> _The request_: Transcribe the material from its first line onward, ending with the line that contains "import pandas as pd" and adding nothing beyond it.

> _Given material_:
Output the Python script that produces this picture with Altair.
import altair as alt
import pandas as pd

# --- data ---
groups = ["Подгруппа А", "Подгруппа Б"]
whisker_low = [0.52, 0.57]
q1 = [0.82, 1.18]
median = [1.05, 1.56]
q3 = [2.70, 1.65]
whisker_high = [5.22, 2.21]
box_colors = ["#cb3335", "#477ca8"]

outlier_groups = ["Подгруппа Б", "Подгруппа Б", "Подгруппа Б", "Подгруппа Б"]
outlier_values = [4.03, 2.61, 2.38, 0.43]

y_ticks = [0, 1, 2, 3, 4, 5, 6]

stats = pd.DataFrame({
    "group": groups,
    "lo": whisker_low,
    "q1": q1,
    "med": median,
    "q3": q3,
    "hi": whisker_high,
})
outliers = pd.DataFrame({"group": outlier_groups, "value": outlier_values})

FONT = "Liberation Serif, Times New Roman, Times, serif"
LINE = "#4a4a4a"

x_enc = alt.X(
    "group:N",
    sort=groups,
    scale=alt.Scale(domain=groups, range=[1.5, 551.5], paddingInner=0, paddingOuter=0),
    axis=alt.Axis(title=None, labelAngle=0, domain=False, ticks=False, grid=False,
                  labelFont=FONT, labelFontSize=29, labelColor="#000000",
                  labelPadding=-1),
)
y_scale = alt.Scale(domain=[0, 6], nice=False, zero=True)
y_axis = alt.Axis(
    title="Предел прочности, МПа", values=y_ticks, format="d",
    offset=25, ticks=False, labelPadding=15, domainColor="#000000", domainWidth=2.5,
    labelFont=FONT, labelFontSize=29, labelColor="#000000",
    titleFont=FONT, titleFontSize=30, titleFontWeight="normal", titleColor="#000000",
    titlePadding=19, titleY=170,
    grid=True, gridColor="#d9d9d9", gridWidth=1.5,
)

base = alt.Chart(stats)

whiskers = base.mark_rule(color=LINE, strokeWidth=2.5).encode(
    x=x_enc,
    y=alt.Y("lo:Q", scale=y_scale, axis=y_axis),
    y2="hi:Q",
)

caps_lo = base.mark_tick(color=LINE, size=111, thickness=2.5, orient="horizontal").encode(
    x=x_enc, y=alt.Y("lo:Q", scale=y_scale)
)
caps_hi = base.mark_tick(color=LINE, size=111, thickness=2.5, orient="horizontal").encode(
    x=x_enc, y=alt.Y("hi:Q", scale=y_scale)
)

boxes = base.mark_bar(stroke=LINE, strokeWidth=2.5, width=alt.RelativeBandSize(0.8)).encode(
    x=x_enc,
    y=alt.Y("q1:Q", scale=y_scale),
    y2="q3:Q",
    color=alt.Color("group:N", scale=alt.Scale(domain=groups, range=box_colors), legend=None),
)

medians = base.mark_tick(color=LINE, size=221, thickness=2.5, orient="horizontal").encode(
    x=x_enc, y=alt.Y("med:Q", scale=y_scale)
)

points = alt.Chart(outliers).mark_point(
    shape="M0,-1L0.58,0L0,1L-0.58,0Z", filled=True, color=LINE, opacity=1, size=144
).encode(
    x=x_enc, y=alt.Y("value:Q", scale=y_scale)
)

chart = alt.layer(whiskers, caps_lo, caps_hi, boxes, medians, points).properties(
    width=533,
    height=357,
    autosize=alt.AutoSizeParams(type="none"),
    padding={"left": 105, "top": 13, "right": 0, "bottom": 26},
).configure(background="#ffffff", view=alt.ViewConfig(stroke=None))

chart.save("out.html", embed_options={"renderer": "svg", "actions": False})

> _Correct response_:
Output the Python script that produces this picture with Altair.
import altair as alt
import pandas as pd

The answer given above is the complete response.